SHORT TASK » Your task is to repeat all of the data exactly while excluding the pictures.

DATA EXCERPT »
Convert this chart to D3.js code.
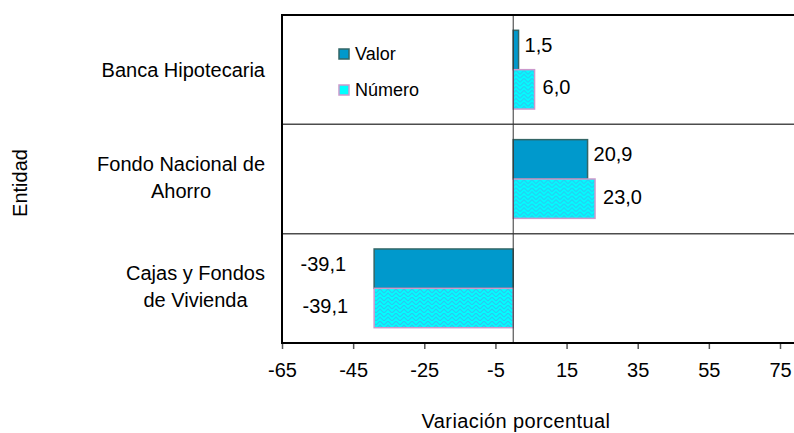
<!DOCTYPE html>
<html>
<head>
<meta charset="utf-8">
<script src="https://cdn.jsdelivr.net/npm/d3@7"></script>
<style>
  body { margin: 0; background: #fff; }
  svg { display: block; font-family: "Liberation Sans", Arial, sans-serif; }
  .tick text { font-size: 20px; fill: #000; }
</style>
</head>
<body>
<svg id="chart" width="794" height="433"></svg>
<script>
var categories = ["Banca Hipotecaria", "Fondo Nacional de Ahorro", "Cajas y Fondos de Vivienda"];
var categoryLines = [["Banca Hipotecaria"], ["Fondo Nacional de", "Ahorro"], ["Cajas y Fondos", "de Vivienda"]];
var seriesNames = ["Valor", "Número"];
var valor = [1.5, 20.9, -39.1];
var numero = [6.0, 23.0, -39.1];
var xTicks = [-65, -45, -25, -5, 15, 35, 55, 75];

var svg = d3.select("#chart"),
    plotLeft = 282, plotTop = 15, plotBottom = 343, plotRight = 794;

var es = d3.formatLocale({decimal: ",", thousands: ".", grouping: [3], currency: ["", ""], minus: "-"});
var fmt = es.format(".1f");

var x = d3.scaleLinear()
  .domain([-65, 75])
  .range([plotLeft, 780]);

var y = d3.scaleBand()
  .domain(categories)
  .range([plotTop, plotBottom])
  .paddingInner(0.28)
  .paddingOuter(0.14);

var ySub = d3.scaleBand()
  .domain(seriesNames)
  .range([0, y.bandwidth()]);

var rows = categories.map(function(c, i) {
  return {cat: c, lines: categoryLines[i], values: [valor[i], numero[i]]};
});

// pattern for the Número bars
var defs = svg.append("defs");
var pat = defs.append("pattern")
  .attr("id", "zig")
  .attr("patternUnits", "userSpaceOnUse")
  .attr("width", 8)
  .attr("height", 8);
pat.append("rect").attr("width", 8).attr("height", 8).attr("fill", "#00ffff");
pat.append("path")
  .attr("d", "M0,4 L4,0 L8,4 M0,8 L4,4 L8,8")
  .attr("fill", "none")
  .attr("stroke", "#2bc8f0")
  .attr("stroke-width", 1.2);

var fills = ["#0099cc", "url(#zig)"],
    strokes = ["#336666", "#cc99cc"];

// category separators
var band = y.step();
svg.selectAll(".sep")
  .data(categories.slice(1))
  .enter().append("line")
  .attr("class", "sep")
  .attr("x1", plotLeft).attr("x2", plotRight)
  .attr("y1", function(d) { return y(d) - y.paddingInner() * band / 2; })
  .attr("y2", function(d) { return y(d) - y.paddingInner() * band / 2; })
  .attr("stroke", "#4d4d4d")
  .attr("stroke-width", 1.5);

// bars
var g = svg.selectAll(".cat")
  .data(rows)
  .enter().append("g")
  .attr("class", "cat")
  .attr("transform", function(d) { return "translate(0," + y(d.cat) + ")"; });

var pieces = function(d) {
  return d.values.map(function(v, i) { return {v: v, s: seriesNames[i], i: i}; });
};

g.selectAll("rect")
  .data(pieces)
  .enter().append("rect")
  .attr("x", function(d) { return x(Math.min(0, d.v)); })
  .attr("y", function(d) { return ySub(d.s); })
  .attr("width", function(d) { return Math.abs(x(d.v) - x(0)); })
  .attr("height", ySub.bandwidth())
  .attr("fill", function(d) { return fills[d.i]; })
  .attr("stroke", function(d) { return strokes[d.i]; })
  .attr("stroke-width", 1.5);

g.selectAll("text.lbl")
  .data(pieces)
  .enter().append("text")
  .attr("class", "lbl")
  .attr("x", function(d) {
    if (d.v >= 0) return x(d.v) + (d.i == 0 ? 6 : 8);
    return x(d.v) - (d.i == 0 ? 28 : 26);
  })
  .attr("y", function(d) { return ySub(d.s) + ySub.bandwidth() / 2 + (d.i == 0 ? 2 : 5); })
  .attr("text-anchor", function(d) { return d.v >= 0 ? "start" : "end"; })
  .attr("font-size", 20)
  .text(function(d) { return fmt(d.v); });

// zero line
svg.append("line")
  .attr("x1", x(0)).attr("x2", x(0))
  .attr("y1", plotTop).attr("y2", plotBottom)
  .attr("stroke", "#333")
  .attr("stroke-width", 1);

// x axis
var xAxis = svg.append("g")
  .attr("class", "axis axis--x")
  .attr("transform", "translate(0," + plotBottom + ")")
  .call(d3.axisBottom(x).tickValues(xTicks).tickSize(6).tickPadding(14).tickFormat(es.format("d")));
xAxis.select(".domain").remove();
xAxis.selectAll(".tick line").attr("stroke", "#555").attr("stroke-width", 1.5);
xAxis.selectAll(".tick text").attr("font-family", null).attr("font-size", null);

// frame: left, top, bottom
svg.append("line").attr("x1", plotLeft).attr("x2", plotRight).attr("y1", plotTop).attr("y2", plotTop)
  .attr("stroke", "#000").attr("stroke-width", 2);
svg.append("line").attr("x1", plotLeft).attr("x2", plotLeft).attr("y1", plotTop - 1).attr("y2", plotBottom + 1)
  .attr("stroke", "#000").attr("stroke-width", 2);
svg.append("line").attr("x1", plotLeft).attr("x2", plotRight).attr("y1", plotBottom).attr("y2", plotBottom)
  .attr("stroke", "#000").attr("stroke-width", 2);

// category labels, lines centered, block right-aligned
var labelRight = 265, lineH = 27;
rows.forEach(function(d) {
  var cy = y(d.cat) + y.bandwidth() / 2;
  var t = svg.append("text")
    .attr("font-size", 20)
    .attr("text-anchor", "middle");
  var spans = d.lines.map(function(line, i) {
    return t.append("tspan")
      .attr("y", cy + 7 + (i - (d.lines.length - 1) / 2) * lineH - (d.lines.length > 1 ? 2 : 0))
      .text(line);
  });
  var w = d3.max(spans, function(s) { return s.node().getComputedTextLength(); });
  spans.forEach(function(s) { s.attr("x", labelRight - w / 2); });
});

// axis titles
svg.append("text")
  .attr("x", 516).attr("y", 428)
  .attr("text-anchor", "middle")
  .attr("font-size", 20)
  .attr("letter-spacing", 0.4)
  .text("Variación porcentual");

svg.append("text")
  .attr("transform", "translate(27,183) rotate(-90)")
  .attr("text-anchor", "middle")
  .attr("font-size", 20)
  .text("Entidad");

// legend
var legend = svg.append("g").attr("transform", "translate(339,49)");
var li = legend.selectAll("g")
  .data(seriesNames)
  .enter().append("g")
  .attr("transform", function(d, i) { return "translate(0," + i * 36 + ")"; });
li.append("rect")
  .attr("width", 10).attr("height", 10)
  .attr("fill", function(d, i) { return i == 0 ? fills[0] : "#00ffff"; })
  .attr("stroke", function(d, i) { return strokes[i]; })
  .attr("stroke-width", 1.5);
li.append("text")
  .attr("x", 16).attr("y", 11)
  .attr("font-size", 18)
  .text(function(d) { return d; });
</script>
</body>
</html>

RESPONSE »
Convert this chart to D3.js code.
<!DOCTYPE html>
<html>
<head>
<meta charset="utf-8">
<script src="https://cdn.jsdelivr.net/npm/d3@7"></script>
<style>
  body { margin: 0; background: #fff; }
  svg { display: block; font-family: "Liberation Sans", Arial, sans-serif; }
  .tick text { font-size: 20px; fill: #000; }
</style>
</head>
<body>
<svg id="chart" width="794" height="433"></svg>
<script>
var categories = ["Banca Hipotecaria", "Fondo Nacional de Ahorro", "Cajas y Fondos de Vivienda"];
var categoryLines = [["Banca Hipotecaria"], ["Fondo Nacional de", "Ahorro"], ["Cajas y Fondos", "de Vivienda"]];
var seriesNames = ["Valor", "Número"];
var valor = [1.5, 20.9, -39.1];
var numero = [6.0, 23.0, -39.1];
var xTicks = [-65, -45, -25, -5, 15, 35, 55, 75];

var svg = d3.select("#chart"),
    plotLeft = 282, plotTop = 15, plotBottom = 343, plotRight = 794;

var es = d3.formatLocale({decimal: ",", thousands: ".", grouping: [3], currency: ["", ""], minus: "-"});
var fmt = es.format(".1f");

var x = d3.scaleLinear()
  .domain([-65, 75])
  .range([plotLeft, 780]);

var y = d3.scaleBand()
  .domain(categories)
  .range([plotTop, plotBottom])
  .paddingInner(0.28)
  .paddingOuter(0.14);

var ySub = d3.scaleBand()
  .domain(seriesNames)
  .range([0, y.bandwidth()]);

var rows = categories.map(function(c, i) {
  return {cat: c, lines: categoryLines[i], values: [valor[i], numero[i]]};
});

// pattern for the Número bars
var defs = svg.append("defs");
var pat = defs.append("pattern")
  .attr("id", "zig")
  .attr("patternUnits", "userSpaceOnUse")
  .attr("width", 8)
  .attr("height", 8);
pat.append("rect").attr("width", 8).attr("height", 8).attr("fill", "#00ffff");
pat.append("path")
  .attr("d", "M0,4 L4,0 L8,4 M0,8 L4,4 L8,8")
  .attr("fill", "none")
  .attr("stroke", "#2bc8f0")
  .attr("stroke-width", 1.2);

var fills = ["#0099cc", "url(#zig)"],
    strokes = ["#336666", "#cc99cc"];

// category separators
var band = y.step();
svg.selectAll(".sep")
  .data(categories.slice(1))
  .enter().append("line")
  .attr("class", "sep")
  .attr("x1", plotLeft).attr("x2", plotRight)
  .attr("y1", function(d) { return y(d) - y.paddingInner() * band / 2; })
  .attr("y2", function(d) { return y(d) - y.paddingInner() * band / 2; })
  .attr("stroke", "#4d4d4d")
  .attr("stroke-width", 1.5);

// bars
var g = svg.selectAll(".cat")
  .data(rows)
  .enter().append("g")
  .attr("class", "cat")
  .attr("transform", function(d) { return "translate(0," + y(d.cat) + ")"; });

var pieces = function(d) {
  return d.values.map(function(v, i) { return {v: v, s: seriesNames[i], i: i}; });
};

g.selectAll("rect")
  .data(pieces)
  .enter().append("rect")
  .attr("x", function(d) { return x(Math.min(0, d.v)); })
  .attr("y", function(d) { return ySub(d.s); })
  .attr("width", function(d) { return Math.abs(x(d.v) - x(0)); })
  .attr("height", ySub.bandwidth())
  .attr("fill", function(d) { return fills[d.i]; })
  .attr("stroke", function(d) { return strokes[d.i]; })
  .attr("stroke-width", 1.5);

g.selectAll("text.lbl")
  .data(pieces)
  .enter().append("text")
  .attr("class", "lbl")
  .attr("x", function(d) {
    if (d.v >= 0) return x(d.v) + (d.i == 0 ? 6 : 8);
    return x(d.v) - (d.i == 0 ? 28 : 26);
  })
  .attr("y", function(d) { return ySub(d.s) + ySub.bandwidth() / 2 + (d.i == 0 ? 2 : 5); })
  .attr("text-anchor", function(d) { return d.v >= 0 ? "start" : "end"; })
  .attr("font-size", 20)
  .text(function(d) { return fmt(d.v); });

// zero line
svg.append("line")
  .attr("x1", x(0)).attr("x2", x(0))
  .attr("y1", plotTop).attr("y2", plotBottom)
  .attr("stroke", "#333")
  .attr("stroke-width", 1);

// x axis
var xAxis = svg.append("g")
  .attr("class", "axis axis--x")
  .attr("transform", "translate(0," + plotBottom + ")")
  .call(d3.axisBottom(x).tickValues(xTicks).tickSize(6).tickPadding(14).tickFormat(es.format("d")));
xAxis.select(".domain").remove();
xAxis.selectAll(".tick line").attr("stroke", "#555").attr("stroke-width", 1.5);
xAxis.selectAll(".tick text").attr("font-family", null).attr("font-size", null);

// frame: left, top, bottom
svg.append("line").attr("x1", plotLeft).attr("x2", plotRight).attr("y1", plotTop).attr("y2", plotTop)
  .attr("stroke", "#000").attr("stroke-width", 2);
svg.append("line").attr("x1", plotLeft).attr("x2", plotLeft).attr("y1", plotTop - 1).attr("y2", plotBottom + 1)
  .attr("stroke", "#000").attr("stroke-width", 2);
svg.append("line").attr("x1", plotLeft).attr("x2", plotRight).attr("y1", plotBottom).attr("y2", plotBottom)
  .attr("stroke", "#000").attr("stroke-width", 2);

// category labels, lines centered, block right-aligned
var labelRight = 265, lineH = 27;
rows.forEach(function(d) {
  var cy = y(d.cat) + y.bandwidth() / 2;
  var t = svg.append("text")
    .attr("font-size", 20)
    .attr("text-anchor", "middle");
  var spans = d.lines.map(function(line, i) {
    return t.append("tspan")
      .attr("y", cy + 7 + (i - (d.lines.length - 1) / 2) * lineH - (d.lines.length > 1 ? 2 : 0))
      .text(line);
  });
  var w = d3.max(spans, function(s) { return s.node().getComputedTextLength(); });
  spans.forEach(function(s) { s.attr("x", labelRight - w / 2); });
});

// axis titles
svg.append("text")
  .attr("x", 516).attr("y", 428)
  .attr("text-anchor", "middle")
  .attr("font-size", 20)
  .attr("letter-spacing", 0.4)
  .text("Variación porcentual");

svg.append("text")
  .attr("transform", "translate(27,183) rotate(-90)")
  .attr("text-anchor", "middle")
  .attr("font-size", 20)
  .text("Entidad");

// legend
var legend = svg.append("g").attr("transform", "translate(339,49)");
var li = legend.selectAll("g")
  .data(seriesNames)
  .enter().append("g")
  .attr("transform", function(d, i) { return "translate(0," + i * 36 + ")"; });
li.append("rect")
  .attr("width", 10).attr("height", 10)
  .attr("fill", function(d, i) { return i == 0 ? fills[0] : "#00ffff"; })
  .attr("stroke", function(d, i) { return strokes[i]; })
  .attr("stroke-width", 1.5);
li.append("text")
  .attr("x", 16).attr("y", 11)
  .attr("font-size", 18)
  .text(function(d) { return d; });
</script>
</body>
</html>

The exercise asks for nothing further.